Linschoten's important map of the Middle East and India
By LINSCHOTEN, Jan Huyghen , 1638
Sold

Deliniantur in hac tabula, Orae maritimae Abexiae, freti Mecani al Maris Rubri Arabiae, ormi, Persiae, Supra Sindam usq, Fluminis Indi, Cambaiae Indiae & Malabaris, Insulae Ceylon, Choromandeliae, & Orixae, fluuij Gangis & Regni Bengale…

Arabia Asia
  • Author: LINSCHOTEN, Jan Huyghen
  • Publication place: Amsterdam
  • Publisher: Chez Evert Cloppenburgh, Marchand libraire, demeurant sur le Water à la Bible Doree
  • Publication date: 1638.
  • Physical description: Engraved map.
  • Dimensions: 380 by 535mm (15 by 21 inches).
  • Inventory reference: 14507

Notes

A map of Asia and the Indian Ocean, from the Middle East to India.
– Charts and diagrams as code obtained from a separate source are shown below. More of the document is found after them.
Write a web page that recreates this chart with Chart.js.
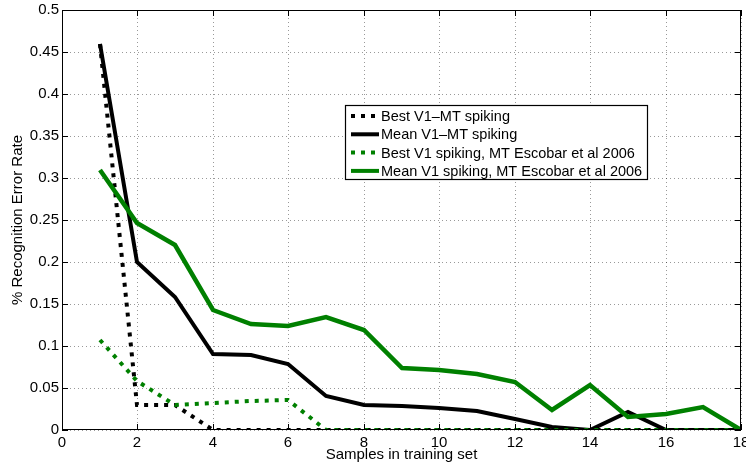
<!DOCTYPE html>
<html>
<head>
<meta charset="utf-8">
<script src="https://cdn.jsdelivr.net/npm/chart.js@4.4.1/dist/chart.umd.min.js"></script>
<style>
  body { margin: 0; background: #fff; }
  #wrap { width: 746px; height: 466px; }
</style>
</head>
<body>
<div id="wrap"><canvas id="chart" width="746" height="466"></canvas></div>
<script>
// samples in training set
const samples = [1, 2, 3, 4, 5, 6, 7, 8, 9, 10, 11, 12, 13, 14, 15, 16, 17, 18];

// error rates
const bestV1MT    = [0.46, 0.03, 0.03, 0, 0, 0, 0, 0, 0, 0, 0, 0, 0, 0, 0, 0, 0, 0];
const meanV1MT    = [0.46, 0.2, 0.158, 0.091, 0.089, 0.078, 0.04, 0.03, 0.028, 0.026, 0.023, 0.013, 0.004, 0, 0.022, 0, 0, 0];
const bestEscobar = [0.107, 0.058, 0.03, 0.032, 0.034, 0.036, 0, 0, 0, 0, 0, 0, 0, 0, 0, 0, 0, 0];
const meanEscobar = [0.31, 0.247, 0.22, 0.143, 0.126, 0.124, 0.135, 0.119, 0.074, 0.071, 0.067, 0.057, 0.024, 0.053, 0.016, 0.019, 0.027, 0];

const seriesLabels = [
    'Best V1\u2013MT spiking',
    'Mean V1\u2013MT spiking',
    'Best V1 spiking, MT Escobar et al 2006',
    'Mean V1 spiking, MT Escobar et al 2006'
];

const FONT = 'Liberation Sans, Arial, Helvetica, sans-serif';
const GREEN = '#008000';
const DOTS = [4, 6];

function pts(arr) {
    return samples.map((s, i) => ({ x: s, y: arr[i] }));
}

// box round the axes with inward ticks on all four sides
const framePlugin = {
    id: 'frame',
    afterDatasetsDraw(chart) {
        const { ctx, chartArea: a, scales } = chart;
        ctx.save();
        ctx.strokeStyle = '#000';
        ctx.lineWidth = 1;
        ctx.setLineDash([]);
        ctx.strokeRect(a.left + 0.5, a.top + 0.5, a.right - a.left - 1, a.bottom - a.top - 1);
        const len = 6;
        ctx.beginPath();
        scales.x.ticks.forEach(t => {
            const px = Math.round(scales.x.getPixelForValue(t.value)) + 0.5;
            ctx.moveTo(px, a.bottom); ctx.lineTo(px, a.bottom - len);
            ctx.moveTo(px, a.top); ctx.lineTo(px, a.top + len);
        });
        scales.y.ticks.forEach(t => {
            const py = Math.round(scales.y.getPixelForValue(t.value)) + 0.5;
            ctx.moveTo(a.left, py); ctx.lineTo(a.left + len, py);
            ctx.moveTo(a.right, py); ctx.lineTo(a.right - len, py);
        });
        ctx.stroke();
        ctx.restore();
    }
};

// legend drawn inside the plot like the matlab one
const boxLegend = {
    id: 'boxLegend',
    afterDraw(chart) {
        const ctx = chart.ctx;
        const x0 = 345, y0 = 105, w = 302, h = 74;
        ctx.save();
        ctx.fillStyle = '#fff';
        ctx.fillRect(x0, y0, w, h);
        ctx.strokeStyle = '#000';
        ctx.lineWidth = 1.2;
        ctx.strokeRect(x0 + 0.5, y0 + 0.5, w, h);
        ctx.font = '14.5px ' + FONT;
        ctx.textBaseline = 'middle';
        chart.data.datasets.forEach((ds, i) => {
            const y = y0 + 11 + i * 18.3;
            ctx.strokeStyle = ds.borderColor;
            ctx.lineWidth = 4;
            ctx.lineCap = 'butt';
            ctx.setLineDash(ds.borderDash || []);
            ctx.beginPath();
            ctx.moveTo(x0 + 6, y);
            ctx.lineTo(x0 + 34, y);
            ctx.stroke();
            ctx.setLineDash([]);
            ctx.fillStyle = '#000';
            ctx.fillText(ds.label, x0 + 36, y + 1);
        });
        ctx.restore();
    }
};

const datasets = [
    { label: seriesLabels[0], data: pts(bestV1MT), borderColor: '#000', borderWidth: 4, borderDash: DOTS, order: 4 },
    { label: seriesLabels[1], data: pts(meanV1MT), borderColor: '#000', borderWidth: 4, order: 3 },
    { label: seriesLabels[2], data: pts(bestEscobar), borderColor: GREEN, borderWidth: 4, borderDash: DOTS, order: 2 },
    { label: seriesLabels[3], data: pts(meanEscobar), borderColor: GREEN, borderWidth: 4.5, order: 1 }
];

new Chart(document.getElementById('chart'), {
    type: 'line',
    data: { datasets: datasets },
    options: {
        responsive: false,
        animation: false,
        layout: { padding: { left: 0, right: 5, top: 10, bottom: 0 } },
        elements: {
            point: { radius: 0, hoverRadius: 0 },
            line: { tension: 0, fill: false, borderCapStyle: 'butt', borderJoinStyle: 'miter' }
        },
        plugins: {
            legend: { display: false },
            tooltip: { enabled: false }
        },
        scales: {
            x: {
                type: 'linear',
                min: 0,
                max: 18,
                alignToPixels: true,
                ticks: { stepSize: 2, color: '#000', padding: 4, font: { family: FONT, size: 15 }, maxRotation: 0 },
                grid: { color: 'rgba(0,0,0,0.4)', lineWidth: 1, drawTicks: false },
                border: { display: false, dash: [1, 3] },
                title: { display: true, text: 'Samples in training set', color: '#000', font: { family: FONT, size: 15 }, padding: { top: 0, bottom: 2 } },
                afterFit(scale) {
                    scale.height = 36;
                    scale.paddingLeft = 0;
                    scale.paddingRight = 0;
                }
            },
            y: {
                min: 0,
                max: 0.5,
                alignToPixels: true,
                ticks: {
                    stepSize: 0.05,
                    color: '#000',
                    padding: 3,
                    font: { family: FONT, size: 15 },
                    callback: v => String(Number(v.toFixed(2)))
                },
                grid: { color: 'rgba(0,0,0,0.4)', lineWidth: 1, drawTicks: false },
                border: { display: false, dash: [1, 3] },
                title: { display: true, text: '% Recognition Error Rate', color: '#000', font: { family: FONT, size: 15 }, padding: { top: 9, bottom: 0 } },
                afterFit(scale) {
                    scale.width = 62;
                    scale.paddingTop = 0;
                    scale.paddingBottom = 0;
                }
            }
        }
    },
    plugins: [framePlugin, boxLegend]
});
</script>
</body>
</html>
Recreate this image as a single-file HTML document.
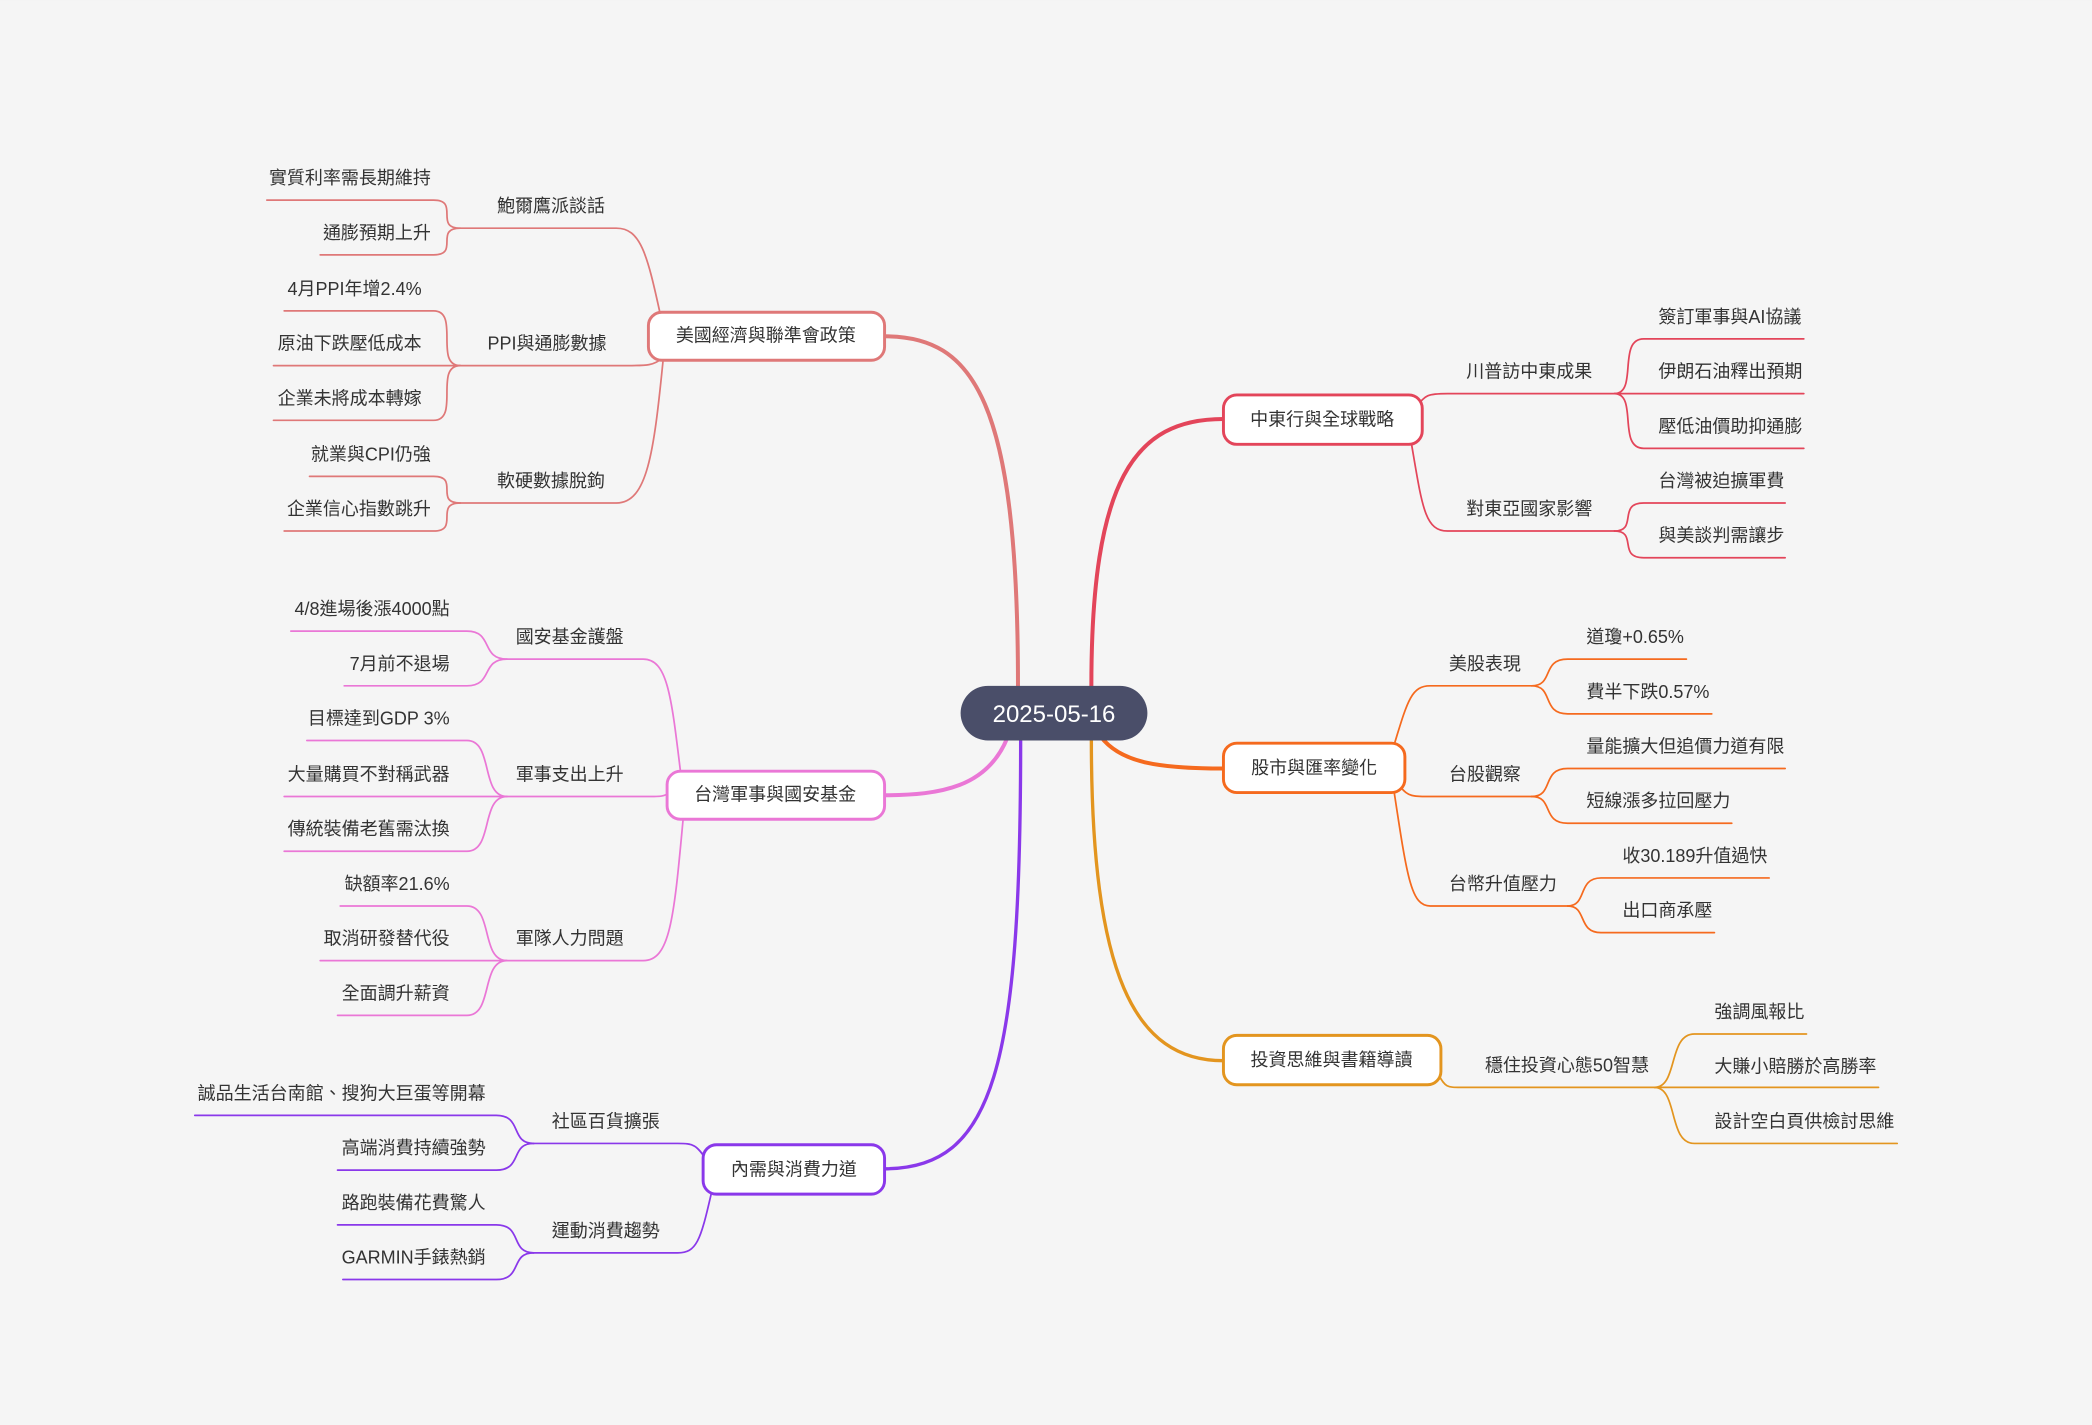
<!DOCTYPE html>
<html><head><meta charset="utf-8"><style>
html,body{margin:0;padding:0;background:#f5f5f5;}
svg{display:block;}
text{font-family:"Liberation Sans","Noto Sans CJK TC",sans-serif;font-size:13.5px;fill:#333;}
</style></head><body>
<svg width="2092" height="1425" viewBox="0 0 1568 1068" xmlns="http://www.w3.org/2000/svg">
<rect width="1568" height="1068" fill="#f5f5f5"/>
<g fill="none" stroke-linecap="round">
<!-- main connectors -->
<path d="M763,514 C763,300 730,252 663,252" stroke="#df7878" stroke-width="3"/>
<path d="M818,514 C818,360 850,314 917,314" stroke="#e3455a" stroke-width="3"/>
<path d="M825,552 C840,572 870,576 917,576" stroke="#f56a1e" stroke-width="3"/>
<path d="M818,555 C818,730 850,795 917,795" stroke="#e3951f" stroke-width="2.5"/>
<path d="M755,553 C740,590 705,596 663,596" stroke="#ea77d6" stroke-width="3"/>
<path d="M765,555 C765,800 745,876 663,876" stroke="#8a38ea" stroke-width="2.5"/>

<!-- US econ (left top) -->
<g stroke="#df7878" stroke-width="1.3">
<path d="M495,236 C485,190 480,171 462,171 L345,171"/>
<path d="M345,171 C325,171 345,150 325,150 L200,150"/>
<path d="M345,171 C325,171 345,191 325,191 L240,191"/>
<path d="M497,268 C490,274 485,274 470,274 L205,274"/>
<path d="M345,274 C325,274 345,233 325,233 L213,233"/>
<path d="M345,274 C325,274 345,315 325,315 L205,315"/>
<path d="M497,270 C490,340 485,377 462,377 L345,377"/>
<path d="M345,377 C325,377 345,357 325,357 L232,357"/>
<path d="M345,377 C325,377 345,398 325,398 L213,398"/>
</g>
<!-- Middle East -->
<g stroke="#e3455a" stroke-width="1.3">
<path d="M1062,305 C1068,296 1070,295 1085,295 L1352,295"/>
<path d="M1210,295 C1228,295 1212,254 1232,254 L1352,254"/>
<path d="M1210,295 C1228,295 1212,336 1232,336 L1352,336"/>
<path d="M1058,333 C1066,380 1068,398 1085,398 L1210,398"/>
<path d="M1210,398 C1228,398 1212,377 1232,377 L1338,377"/>
<path d="M1210,398 C1228,398 1212,418 1232,418 L1338,418"/>
</g>
<!-- Stock -->
<g stroke="#f56a1e" stroke-width="1.3">
<path d="M1045,558 C1055,525 1058,514 1072,514 L1148,514"/>
<path d="M1148,514 C1165,514 1155,494 1175,494 L1264,494"/>
<path d="M1148,514 C1165,514 1155,535 1175,535 L1283,535"/>
<path d="M1050,590 C1055,597 1060,597 1070,597 L1148,597"/>
<path d="M1148,597 C1165,597 1155,576 1175,576 L1338,576"/>
<path d="M1148,597 C1165,597 1155,617 1175,617 L1298,617"/>
<path d="M1045,594 C1055,660 1058,679 1072,679 L1175,679"/>
<path d="M1175,679 C1190,679 1182,658 1200,658 L1326,658"/>
<path d="M1175,679 C1190,679 1182,699 1200,699 L1285,699"/>
</g>
<!-- Investing -->
<g stroke="#e3951f" stroke-width="1.3">
<path d="M1078,805 C1083,815 1085,815 1095,815 L1408,815"/>
<path d="M1240,815 C1258,815 1250,775 1270,775 L1354,775"/>
<path d="M1240,815 C1258,815 1250,857 1270,857 L1422,857"/>
</g>
<!-- Taiwan military -->
<g stroke="#ea77d6" stroke-width="1.3">
<path d="M510,578 C503,520 500,494 482,494 L380,494"/>
<path d="M380,494 C360,494 370,473 350,473 L218,473"/>
<path d="M380,494 C360,494 370,514 350,514 L258,514"/>
<path d="M502,594 C498,597 495,597 485,597 L213,597"/>
<path d="M380,597 C360,597 370,555 350,555 L230,555"/>
<path d="M380,597 C360,597 370,638 350,638 L213,638"/>
<path d="M512,614 C505,690 502,720 482,720 L240,720"/>
<path d="M380,720 C360,720 370,679 350,679 L255,679"/>
<path d="M380,720 C360,720 370,761 350,761 L253,761"/>
</g>
<!-- Consumer -->
<g stroke="#8a38ea" stroke-width="1.3">
<path d="M530,870 C522,858 520,857 508,857 L400,857"/>
<path d="M400,857 C382,857 392,836 372,836 L146,836"/>
<path d="M400,857 C382,857 392,877 372,877 L253,877"/>
<path d="M533,895 C525,930 522,939 508,939 L400,939"/>
<path d="M400,939 C382,939 392,918 372,918 L253,918"/>
<path d="M400,939 C382,939 392,959 372,959 L257,959"/>
</g>
</g>

<!-- center -->
<rect x="720" y="514" width="140" height="41" rx="20.5" fill="#4a4e69"/>
<text x="790" y="541" text-anchor="middle" style="font-size:18px;fill:#fff">2025-05-16</text>

<!-- branch nodes -->
<g stroke-width="2.2" fill="#fff">
<rect x="486" y="234" width="177" height="36" rx="10" stroke="#df7878"/>
<rect x="917" y="296" width="149" height="37" rx="10" stroke="#e3455a"/>
<rect x="917" y="557" width="136" height="37" rx="10" stroke="#f56a1e"/>
<rect x="917" y="776" width="163" height="37" rx="10" stroke="#e3951f"/>
<rect x="500" y="578" width="163" height="36" rx="10" stroke="#ea77d6"/>
<rect x="527" y="858" width="136" height="37" rx="10" stroke="#8a38ea"/>
</g>
<g text-anchor="middle">
<text x="574" y="256">美國經濟與聯準會政策</text>
<text x="991" y="319">中東行與全球戰略</text>
<text x="985" y="580">股市與匯率變化</text>
<text x="998" y="799">投資思維與書籍導讀</text>
<text x="581" y="600">台灣軍事與國安基金</text>
<text x="595" y="881">內需與消費力道</text>
</g>

<!-- left sub & leaves -->
<g text-anchor="middle">
<text x="413" y="159">鮑爾鷹派談話</text>
<text x="410" y="262">PPI與通膨數據</text>
<text x="413" y="365">軟硬數據脫鉤</text>
<text x="427" y="482">國安基金護盤</text>
<text x="427" y="585">軍事支出上升</text>
<text x="427" y="708">軍隊人力問題</text>
<text x="454" y="845">社區百貨擴張</text>
<text x="454" y="927">運動消費趨勢</text>
</g>
<g text-anchor="end">
<text x="323" y="138">實質利率需長期維持</text>
<text x="323" y="179">通膨預期上升</text>
<text x="316" y="221">4月PPI年增2.4%</text>
<text x="316" y="262">原油下跌壓低成本</text>
<text x="316" y="303">企業未將成本轉嫁</text>
<text x="323" y="345">就業與CPI仍強</text>
<text x="323" y="386">企業信心指數跳升</text>
<text x="337" y="461">4/8進場後漲4000點</text>
<text x="337" y="502">7月前不退場</text>
<text x="337" y="543">目標達到GDP 3%</text>
<text x="337" y="585">大量購買不對稱武器</text>
<text x="337" y="626">傳統裝備老舊需汰換</text>
<text x="337" y="667">缺額率21.6%</text>
<text x="337" y="708">取消研發替代役</text>
<text x="337" y="749">全面調升薪資</text>
<text x="364" y="824">誠品生活台南館、搜狗大巨蛋等開幕</text>
<text x="364" y="865">高端消費持續強勢</text>
<text x="364" y="906">路跑裝備花費驚人</text>
<text x="364" y="947">GARMIN手錶熱銷</text>
</g>
<!-- right sub & leaves -->
<g>
<text x="1099" y="283">川普訪中東成果</text>
<text x="1099" y="386">對東亞國家影響</text>
<text x="1086" y="502">美股表現</text>
<text x="1086" y="585">台股觀察</text>
<text x="1086" y="667">台幣升值壓力</text>
<text x="1113" y="803">穩住投資心態50智慧</text>
<text x="1243" y="242">簽訂軍事與AI協議</text>
<text x="1243" y="283">伊朗石油釋出預期</text>
<text x="1243" y="324">壓低油價助抑通膨</text>
<text x="1243" y="365">台灣被迫擴軍費</text>
<text x="1243" y="406">與美談判需讓步</text>
<text x="1189" y="482">道瓊+0.65%</text>
<text x="1189" y="523">費半下跌0.57%</text>
<text x="1189" y="564">量能擴大但追價力道有限</text>
<text x="1189" y="605">短線漲多拉回壓力</text>
<text x="1216" y="646">收30.189升值過快</text>
<text x="1216" y="687">出口商承壓</text>
<text x="1285" y="763">強調風報比</text>
<text x="1285" y="804">大賺小賠勝於高勝率</text>
<text x="1285" y="845">設計空白頁供檢討思維</text>
</g>
</svg>
</body></html>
From the first book of Jan Huygen van Linschoten’s ‘Itinerario’, the first printed work to include precise sailing instructions for the East Indies. It allowed Dutch merchants to circumvent the Portuguese stranglehold on trade to the East. It was of such economic utility that “it was given to each ship sailing from Holland to India” and soon became “the navigator’s vade mecum for the Eastern seas” (Penrose).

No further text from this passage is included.